**Problem requirements**
From the listing below, extract each entry exactly as written, minus the images.

** START Stored records **

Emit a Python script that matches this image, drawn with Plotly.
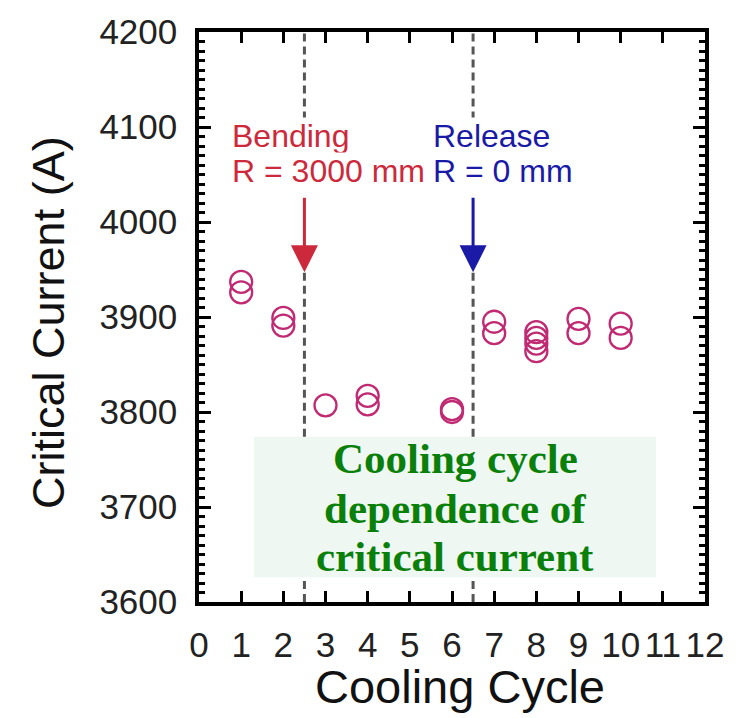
import plotly.graph_objects as go

# Data
cycles = [1, 1, 2, 2, 3, 4, 4, 6, 6, 7, 7, 8, 8, 8, 8, 9, 9, 10, 10]
current = [3937, 3926, 3899, 3891, 3807, 3817, 3808, 3803, 3800,
           3895, 3883, 3884, 3878, 3872, 3864, 3898, 3883, 3893, 3878]
event_x = [2.5, 6.5]
event_lines1 = ["Bending", "Release"]
event_lines2 = ["R = 3000 mm", "R = 0 mm"]
event_colors = ["#cc2a3c", "#1a1aa6"]
caption_lines = ["Cooling cycle", "dependence of", "critical current"]
x_ticks = list(range(0, 13))
y_ticks = list(range(3600, 4201, 100))

FONT = "Liberation Sans, Arial, sans-serif"

fig = go.Figure()

# green caption box (drawn below traces)
fig.add_shape(type="rect", xref="x", yref="y", x0=1.30, x1=10.84,
              y0=3626, y1=3774, fillcolor="#eef7f1", line=dict(width=0), layer="below")

# dashed event lines as a trace, in visible segments
segments = [(3600, 3626), (3774, 3950), (4108, 4200)]
lx_pts, ly_pts = [], []
for ex in event_x:
    for y0, y1 in segments:
        lx_pts += [ex, ex, None]
        ly_pts += [y0, y1, None]
fig.add_trace(go.Scatter(x=lx_pts, y=ly_pts, mode="lines", hoverinfo="skip",
                         line=dict(color="#555555", width=3, dash="8px,5px"),
                         showlegend=False))

fig.add_trace(go.Scatter(
    x=cycles, y=current, mode="markers",
    marker=dict(symbol="circle-open", size=22, color="#c02a72",
                line=dict(width=2.3, color="#c02a72")),
    showlegend=False))

# event labels and arrows
label_x = [0.77, 5.53]
for ex, lx, t1, t2, c in zip(event_x, label_x, event_lines1, event_lines2, event_colors):
    fig.add_annotation(x=lx, y=4091, xref="x", yref="y", text=t1, showarrow=False,
                       xanchor="left", yanchor="middle", bgcolor="white", borderpad=0,
                       font=dict(family=FONT, size=32, color=c))
    fig.add_annotation(x=lx, y=4054, xref="x", yref="y", text=t2, showarrow=False,
                       xanchor="left", yanchor="middle", bgcolor="white", borderpad=0,
                       font=dict(family=FONT, size=32, color=c))
    fig.add_annotation(x=ex, y=3947, ax=ex, ay=4027, xref="x", yref="y",
                       axref="x", ayref="y", text="", showarrow=True,
                       arrowhead=2, arrowsize=1.8, arrowwidth=3, arrowcolor=c)

caption_y = [0.2514, 0.1647, 0.0798]
for t, cy in zip(caption_lines, caption_y):
    fig.add_annotation(x=0.506, y=cy, xref="paper", yref="paper",
                       text="<b>" + t + "</b>", showarrow=False,
                       xanchor="center", yanchor="middle",
                       font=dict(family="Liberation Serif, Times New Roman, serif",
                                 size=43, color="#0a800a"))

# axis titles
fig.add_annotation(x=-0.298, y=0.49, xref="paper", yref="paper", text="Critical Current (A)",
                   showarrow=False, textangle=-90, xanchor="center", yanchor="middle",
                   font=dict(family=FONT, size=45, color="#111111"))
fig.add_annotation(x=0.516, y=-0.149, xref="paper", yref="paper", text="Cooling Cycle",
                   showarrow=False, xanchor="center", yanchor="middle",
                   font=dict(family=FONT, size=47, color="#111111"))

axis_common = dict(showline=True, linecolor="black", linewidth=3.5, mirror="ticks",
                   ticks="inside", tickcolor="black", tickwidth=3, showgrid=False,
                   zeroline=False, tickfont=dict(family=FONT, size=35, color="#222222"))

fig.update_xaxes(range=[0, 12], tickmode="array", tickvals=x_ticks,
                 ticktext=[str(v) for v in x_ticks], ticklen=11,
                 ticklabelstandoff=9, **axis_common)
fig.update_yaxes(range=[3600, 4200], tickmode="array", tickvals=y_ticks,
                 ticktext=[str(v) for v in y_ticks], ticklen=12,
                 minor=dict(dtick=10, ticks="inside", ticklen=6, tickwidth=2.5,
                            tickcolor="black", showgrid=False),
                 ticklabelstandoff=11, **axis_common)

fig.update_layout(width=736, height=718, margin=dict(l=199, r=21, t=25, b=116),
                  plot_bgcolor="white", paper_bgcolor="white")

fig.write_html("out.html")
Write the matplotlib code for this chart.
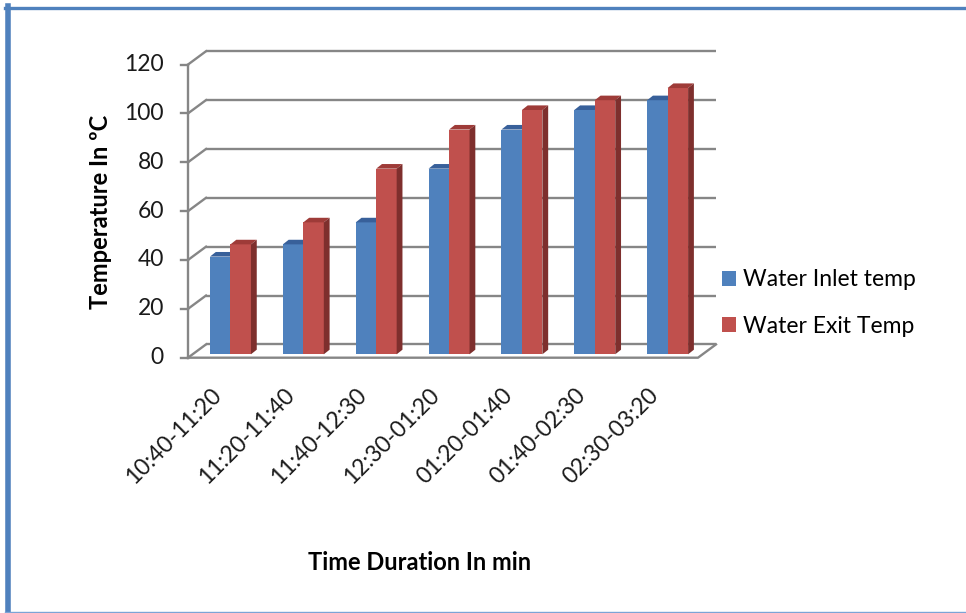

** END Stored records **

**Task output**
Emit a Python script that matches this image, drawn with Plotly.
import plotly.graph_objects as go

# Data
cycles = [1, 1, 2, 2, 3, 4, 4, 6, 6, 7, 7, 8, 8, 8, 8, 9, 9, 10, 10]
current = [3937, 3926, 3899, 3891, 3807, 3817, 3808, 3803, 3800,
           3895, 3883, 3884, 3878, 3872, 3864, 3898, 3883, 3893, 3878]
event_x = [2.5, 6.5]
event_lines1 = ["Bending", "Release"]
event_lines2 = ["R = 3000 mm", "R = 0 mm"]
event_colors = ["#cc2a3c", "#1a1aa6"]
caption_lines = ["Cooling cycle", "dependence of", "critical current"]
x_ticks = list(range(0, 13))
y_ticks = list(range(3600, 4201, 100))

FONT = "Liberation Sans, Arial, sans-serif"

fig = go.Figure()

# green caption box (drawn below traces)
fig.add_shape(type="rect", xref="x", yref="y", x0=1.30, x1=10.84,
              y0=3626, y1=3774, fillcolor="#eef7f1", line=dict(width=0), layer="below")

# dashed event lines as a trace, in visible segments
segments = [(3600, 3626), (3774, 3950), (4108, 4200)]
lx_pts, ly_pts = [], []
for ex in event_x:
    for y0, y1 in segments:
        lx_pts += [ex, ex, None]
        ly_pts += [y0, y1, None]
fig.add_trace(go.Scatter(x=lx_pts, y=ly_pts, mode="lines", hoverinfo="skip",
                         line=dict(color="#555555", width=3, dash="8px,5px"),
                         showlegend=False))

fig.add_trace(go.Scatter(
    x=cycles, y=current, mode="markers",
    marker=dict(symbol="circle-open", size=22, color="#c02a72",
                line=dict(width=2.3, color="#c02a72")),
    showlegend=False))

# event labels and arrows
label_x = [0.77, 5.53]
for ex, lx, t1, t2, c in zip(event_x, label_x, event_lines1, event_lines2, event_colors):
    fig.add_annotation(x=lx, y=4091, xref="x", yref="y", text=t1, showarrow=False,
                       xanchor="left", yanchor="middle", bgcolor="white", borderpad=0,
                       font=dict(family=FONT, size=32, color=c))
    fig.add_annotation(x=lx, y=4054, xref="x", yref="y", text=t2, showarrow=False,
                       xanchor="left", yanchor="middle", bgcolor="white", borderpad=0,
                       font=dict(family=FONT, size=32, color=c))
    fig.add_annotation(x=ex, y=3947, ax=ex, ay=4027, xref="x", yref="y",
                       axref="x", ayref="y", text="", showarrow=True,
                       arrowhead=2, arrowsize=1.8, arrowwidth=3, arrowcolor=c)

caption_y = [0.2514, 0.1647, 0.0798]
for t, cy in zip(caption_lines, caption_y):
    fig.add_annotation(x=0.506, y=cy, xref="paper", yref="paper",
                       text="<b>" + t + "</b>", showarrow=False,
                       xanchor="center", yanchor="middle",
                       font=dict(family="Liberation Serif, Times New Roman, serif",
                                 size=43, color="#0a800a"))

# axis titles
fig.add_annotation(x=-0.298, y=0.49, xref="paper", yref="paper", text="Critical Current (A)",
                   showarrow=False, textangle=-90, xanchor="center", yanchor="middle",
                   font=dict(family=FONT, size=45, color="#111111"))
fig.add_annotation(x=0.516, y=-0.149, xref="paper", yref="paper", text="Cooling Cycle",
                   showarrow=False, xanchor="center", yanchor="middle",
                   font=dict(family=FONT, size=47, color="#111111"))

axis_common = dict(showline=True, linecolor="black", linewidth=3.5, mirror="ticks",
                   ticks="inside", tickcolor="black", tickwidth=3, showgrid=False,
                   zeroline=False, tickfont=dict(family=FONT, size=35, color="#222222"))

fig.update_xaxes(range=[0, 12], tickmode="array", tickvals=x_ticks,
                 ticktext=[str(v) for v in x_ticks], ticklen=11,
                 ticklabelstandoff=9, **axis_common)
fig.update_yaxes(range=[3600, 4200], tickmode="array", tickvals=y_ticks,
                 ticktext=[str(v) for v in y_ticks], ticklen=12,
                 minor=dict(dtick=10, ticks="inside", ticklen=6, tickwidth=2.5,
                            tickcolor="black", showgrid=False),
                 ticklabelstandoff=11, **axis_common)

fig.update_layout(width=736, height=718, margin=dict(l=199, r=21, t=25, b=116),
                  plot_bgcolor="white", paper_bgcolor="white")

fig.write_html("out.html")
Write the matplotlib code for this chart.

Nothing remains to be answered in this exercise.